A cuadrilla is a bullfighter’s entourage. It is made up of the men who help him while in the ring and those who help with his public relations. Currently, these men make up El Fandi’s cuadrilla:

- Toño Matilla (Agent)
- Juan Carlos Pérez Roldán. Carlos “Chicote” (Banderillero)
- Óscar Padilla Bernal (Banderillero)
- Basilio Martín López (Banderillero)
  - The banderilleros help a fighter in the ring during the second stage of the fight. They are responsible for putting three sets of banderillas (sticks adorned with sashes) into the bull’s back.
- José Manuel González Cruz (Picador, or Lancer)
- Juan de Dios Quinta Caballero (Picador)

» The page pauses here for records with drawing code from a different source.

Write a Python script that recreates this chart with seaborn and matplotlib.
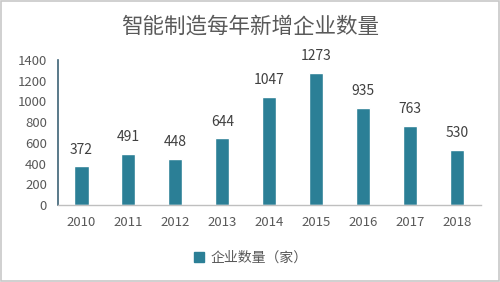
import matplotlib
matplotlib.use("Agg")
import matplotlib.pyplot as plt
import seaborn as sns
import pandas as pd
from matplotlib.patches import Rectangle
from matplotlib.lines import Line2D

years = ["2010", "2011", "2012", "2013", "2014", "2015", "2016", "2017", "2018"]
counts = [372, 491, 448, 644, 1047, 1273, 935, 763, 530]
yticks = [0, 200, 400, 600, 800, 1000, 1200, 1400]
title = "智能制造每年新增企业数量"
series_name = "企业数量（家）"

sns.set_theme(style="white")
plt.rcParams['font.family'] = ['Noto Sans CJK SC', 'DejaVu Sans']

df = pd.DataFrame({"year": years, "count": counts})
bar_color = "#2b7f96"
text_color = "#595959"

fig = plt.figure(figsize=(5, 2.82), dpi=100)
ax = fig.add_axes([0.116, 0.273, 0.845, 0.514])
sns.barplot(data=df, x="year", y="count", color=bar_color, width=0.3,
            saturation=1, ax=ax)
ax.set_xlim(-0.5, len(years) - 0.5)
ax.set_ylim(0, 1400)
ax.set_yticks(yticks)
ax.set_yticklabels([str(t) for t in yticks])
ax.set_xlabel("")
ax.set_ylabel("")
for s in ["top", "right"]:
    ax.spines[s].set_visible(False)
ax.spines["left"].set_color("#3d6276")
ax.spines["left"].set_linewidth(1.2)
ax.spines["bottom"].set_color("#bfbfbf")
ax.spines["bottom"].set_linewidth(1.0)
ax.tick_params(axis="y", direction="in", length=5, color="#3d6276", width=1.0,
               labelsize=9.5, labelcolor=text_color, pad=8)
ax.tick_params(axis="x", length=0, labelsize=9.5, labelcolor=text_color, pad=8)
for cont in ax.containers:
    ax.bar_label(cont, labels=[str(v) for v in counts], padding=7,
                 fontsize=10, color="#404040")

fig.text(0.5, 0.905, title, ha="center", va="center", fontsize=15.5,
         color=text_color)

handle = Line2D([], [], marker="s", linestyle="none", markersize=7,
                markerfacecolor=bar_color, markeredgecolor=bar_color)
fig.legend([handle], [series_name], loc="center", bbox_to_anchor=(0.5, 0.087),
           frameon=False, fontsize=10, labelcolor=text_color,
           handletextpad=0.3, handlelength=1.0)

fig.patches.append(Rectangle((0.002, 0.003), 0.996, 0.994, transform=fig.transFigure,
                             fill=False, edgecolor="#c8c8c8", linewidth=1.2))
fig.savefig("out.png", dpi=100)
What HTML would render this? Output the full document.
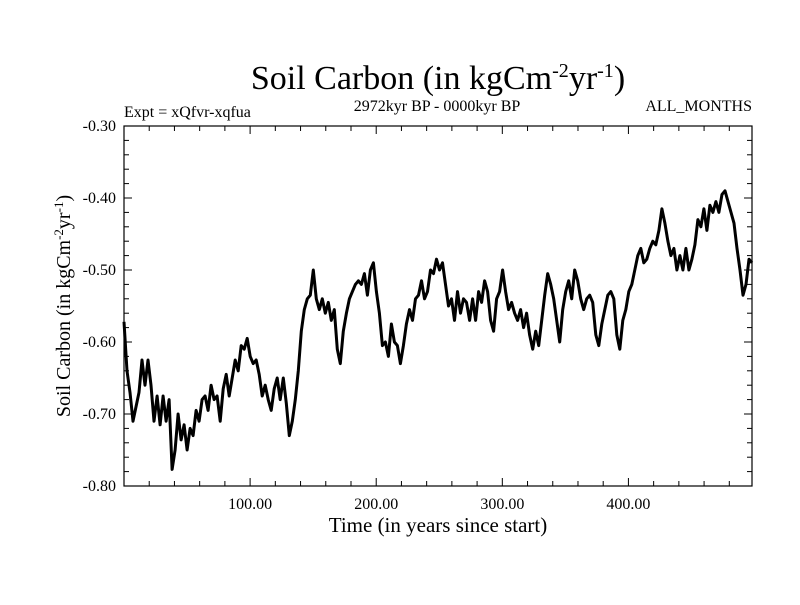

  - The picadors are the men who help the matador in the first stage of the bullfight. While the matador fights the bull with a cloak, the picadors use a lance while on horseback to test the bull and prepare him for the final performance.
- Rodrigo Rufo del Castillo Monje (mozo de espadas, or sword page)
  - The mozo de espadas is the matador’s assistant who helps him get dressed and hands him the cape and sword during the fight.
- Juan Álvaro Fandila Marín (Public Relations)
- Pedro Fernández Martínez (Chauffeur)

==In the media==
A biographical movie titled The Matador premiered at the South by Southwest Film Festival in March 2008. The movie is directed by Stephen Higgins and Nina Gilden Seavey.